Now, cards on the table, one thing I am not is a twenty-something coder who has just done a 12 week bootcamp, absolutely not the target market. I found the presentations didn’t focus on what I’d expect them to. Lots of people talking about their work history (don’t care, don’t care), only 2 women, and some weird priorities about what needs to be told.

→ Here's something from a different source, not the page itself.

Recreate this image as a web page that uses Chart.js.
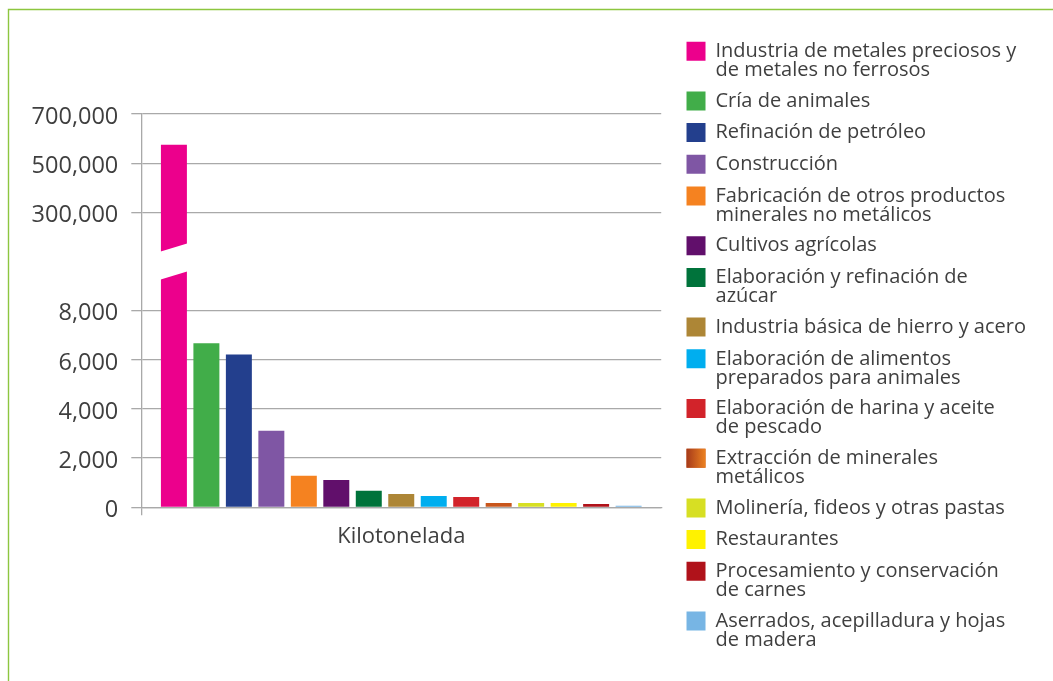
<!DOCTYPE html>
<html lang="es">
<head>
<meta charset="utf-8">
<title>Emisiones por actividad</title>
<script src="https://cdn.jsdelivr.net/npm/chart.js@4.4.1/dist/chart.umd.min.js"></script>
<style>
    html, body { margin: 0; padding: 0; background: #fff; }
    canvas { display: block; }
</style>
</head>
<body>
<canvas id="grafico" width="1053" height="681"></canvas>
<script>
/* ============================
   Datos
============================ */
const categorias = ["Kilotonelada"];

const sectores = [
    ["Industria de metales preciosos y", "de metales no ferrosos"],
    "Cría de animales",
    "Refinación de petróleo",
    "Construcción",
    ["Fabricación de otros productos", "minerales no metálicos"],
    "Cultivos agrícolas",
    ["Elaboración y refinación de", "azúcar"],
    "Industria básica de hierro y acero",
    ["Elaboración de alimentos", "preparados para animales"],
    ["Elaboración de harina y aceite", "de pescado"],
    ["Extracción de minerales", "metálicos"],
    "Molinería, fideos y otras pastas",
    "Restaurantes",
    ["Procesamiento y conservación", "de carnes"],
    ["Aserrados, acepilladura y hojas", "de madera"],
];

// kilotoneladas
const valores = [575000, 6670, 6220, 3110, 1280, 1110, 670, 540, 460, 420, 180, 170, 170, 135, 65];

const colores = [
    "#EC008C", "#41AD49", "#233F8D", "#7F56A4", "#F58220",
    "#610F6B", "#00733B", "#AD8636", "#00AEEF", "#D2232A",
    "#C8561C", "#D7DF23", "#FFF200", "#B0121A", "#77B5E4",
];

// ticks del eje (con corte entre 8,000 y 300,000)
const ticksEje = [0, 2000, 4000, 6000, 8000, 300000, 500000, 700000];

/* ============================
   Eje cortado
============================ */
const CORTE_BAJO = 8000;
const CORTE_ALTO = 300000;
const PASO_BAJO = 2000;
const PASO_ALTO = 200000;
const POS_CORTE = 5; // hueco entre 4 (8,000) y 6 (300,000)

const aEje = (v) =>
    v <= CORTE_BAJO ? v / PASO_BAJO : POS_CORTE + 1 + (v - CORTE_ALTO) / PASO_ALTO;

const fmt = (v) => v.toLocaleString("en-US");

const GRIS = "#a9a9a9";
const TEXTO = "#3f3f3f";
const FUENTE = "'Open Sans', 'Noto Sans', sans-serif";
const CAJA = 19;

/* ============================
   Plugins
============================ */
const marco = {
    id: "marco",
    beforeDraw(chart) {
        const { ctx, width, height } = chart;
        ctx.save();
        ctx.strokeStyle = "#8DC63F";
        ctx.lineWidth = 1.4;
        ctx.beginPath();
        ctx.moveTo(8.5, height);
        ctx.lineTo(8.5, 9.5);
        ctx.lineTo(width, 9.5);
        ctx.stroke();
        ctx.restore();
    }
};

const corteBarra = {
    id: "corteBarra",
    afterDatasetsDraw(chart) {
        const bar = chart.getDatasetMeta(0).data[0];
        if (!bar) return;
        const yc = chart.scales.y.getPixelForValue(POS_CORTE);
        const half = bar.width / 2 + 1;
        const incl = 4.3, hueco = 14;
        const ctx = chart.ctx;
        ctx.save();
        ctx.fillStyle = "#fff";
        ctx.beginPath();
        ctx.moveTo(bar.x - half, yc + incl - hueco);
        ctx.lineTo(bar.x + half, yc - incl - hueco);
        ctx.lineTo(bar.x + half, yc - incl + hueco);
        ctx.lineTo(bar.x - half, yc + incl + hueco);
        ctx.closePath();
        ctx.fill();
        ctx.restore();
    }
};

// la caja de "Extracción de minerales metálicos" lleva degradado
const cajaDegradado = {
    id: "cajaDegradado",
    afterDraw(chart) {
        const hb = chart.legend && chart.legend.legendHitBoxes[10];
        if (!hb) return;
        const ctx = chart.ctx;
        const top = hb.top + Math.max((20 - CAJA) / 2, 0);
        const g = ctx.createLinearGradient(hb.left, 0, hb.left + CAJA, 0);
        g.addColorStop(0, "#A63A1A");
        g.addColorStop(1, "#EC8221");
        ctx.save();
        ctx.fillStyle = g;
        ctx.fillRect(hb.left, top, CAJA, CAJA);
        ctx.restore();
    }
};

/* ============================
   Gráfica
============================ */
const datasets = sectores.map((s, i) => ({
    label: s,
    data: [aEje(valores[i])],
    backgroundColor: colores[i],
    borderWidth: 0,
    barPercentage: 0.8,
    categoryPercentage: 0.937,
    xAxisID: "x",
    yAxisID: "y",
}));

new Chart(document.getElementById("grafico"), {
    type: "bar",
    data: { labels: categorias, datasets },
    options: {
        responsive: false,
        animation: false,
        layout: { padding: { top: 29.5, right: 17, bottom: 0, left: 0 } },
        plugins: {
            tooltip: { enabled: false },
            legend: {
                position: "right",
                align: "start",
                maxWidth: 420,
                labels: {
                    boxWidth: CAJA,
                    boxHeight: CAJA,
                    padding: 11.7,
                    color: TEXTO,
                    font: { family: FUENTE, size: 20, lineHeight: 0.95 },
                },
            },
        },
        scales: {
            x: {
                type: "category",
                position: "bottom",
                grid: {
                    drawOnChartArea: false,
                    tickLength: 8,
                    lineWidth: 1.3,
                    color: (c) => (c.index === 0 ? GRIS : "rgba(0,0,0,0)"),
                },
                border: { color: GRIS, width: 1.3 },
                ticks: { color: TEXTO, padding: 8, font: { family: FUENTE, size: 22 } },
                afterFit: (s) => { s.height = 173.7; },
            },
            y: {
                type: "linear",
                position: "left",
                min: 0,
                max: 8,
                grid: { color: GRIS, lineWidth: 1.3, tickLength: 10 },
                border: { color: GRIS, width: 1.3 },
                afterBuildTicks: (s) => { s.ticks = ticksEje.map((v) => ({ value: aEje(v) })); },
                ticks: {
                    autoSkip: false,
                    padding: 13,
                    labelOffset: 3,
                    color: TEXTO,
                    font: { family: FUENTE, size: 23.5 },
                    callback: (v, i) => fmt(ticksEje[i]),
                },
                afterFit: (s) => { s.width = 141.3; },
            },
            // espacios en blanco arriba y entre el área y la leyenda
            margenSup: {
                type: "linear",
                position: "top",
                grid: { display: false },
                border: { display: false },
                ticks: { display: false },
                afterFit: (s) => { s.height = 84.5; },
            },
            margenDer: {
                type: "linear",
                position: "right",
                grid: { display: false },
                border: { display: false },
                ticks: { display: false },
                afterFit: (s) => { s.width = 13.6; },
            },
        },
    },
    plugins: [marco, corteBarra, cajaDegradado],
});
</script>
</body>
</html>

One of the presenters said that their culture was 1. Have Fun 2. Build Cool Stuff. Well, yeah, no-one wants to work in a salt mine, but that seems a bit, lightweight? Talking to our Maker’s graduate, she said this is all pretty typical. What she’d wanted to see was things like
- hey we built this really cool thing
- let’s show you this really cool thing
- our pensions scheme is aces
- we’re super flexible on working hours
- we share the same values
I’m particularly interested in values, which I feel can be something very different from culture. You can have a startup culture that focuses on booze and fun and making cool stuff. At the same time you can also have values of honesty, transparency, ethical design and business, and so forth. Arguably the values are also your culture, but if you don’t put that front and centre and focus on something like Champagne Thursdays, welp
As someone who’s collaborating on a culture workshop for later this month, I’m really interested in culture vs values. In my head they’ve always been the same thing, the common goal that drives a team to work together really well. But they have to be inclusive and they can and should be challenged on a regular basis. I stopped using the phrase “cultural fit’ in interviews some years ago, because it can be used to “other” certain applicants who don’t fit a specific mould. Value fit though, that seems to pinpoint things in a better way to my mind. I’d be interested to hear what other people think on this one.
And that’s it from me, a late post, because I’d been too much in my own head last week. But delivering late is better than not delivering at all???